How long did this go on? I looked into it and found, again to my surprise, that this liturgical practice was used in the Episcopal Church all the way up until the 1928 Prayer Book. That means that for the majority of our church's Anglican history--stretching from 1662 (the rubric doesn't appear in earlier versions) all the way through the 1920s--we dropped the reference to the Father on Trinity Sunday. Leaving it in, therefore, is just a newfangled liturgical innovation--like the Peace.
So what's the point? Leave it out this Sunday? No, I don't think so. But I do think we should look deeply and specifically at our worship and wonder to ourselves--perhaps even aloud--at the ways in which our worship reflects our belief in the Trinity or, perhaps more often, masks that belief. Are we separating the works of the persons, making one Creator, one Redeemer, and one Sanctifier? Heresy! Are we pretending that the death of the Son satisfies the wrath of the Father? Heresy! Are we praying to the Father, through the Spirit, in the name of the Son? Unless we see that the separation is only a pretense to help us make sense of it, it's a heresy.

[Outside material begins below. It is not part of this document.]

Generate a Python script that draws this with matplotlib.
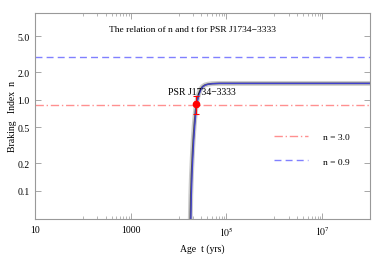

The truth is that we can't say much about God. In fact, when preachers like me try to explain anything about God, we usually end up making the situation worse. The best we can do is not do any harm. This Sunday, don't do any harm. Get out of the way. Trust that God--Father, Son, and Spirit--is drawing us into the divine life. Don't split it up to make sense of it. But listen for it. Look for it. Take a long, careful look at the liturgy--as if you were presiding for the very first time all over again--and see how what we will do reflects what we believe about God. When it comes to the Trinity, it's always easier to do it than to say it.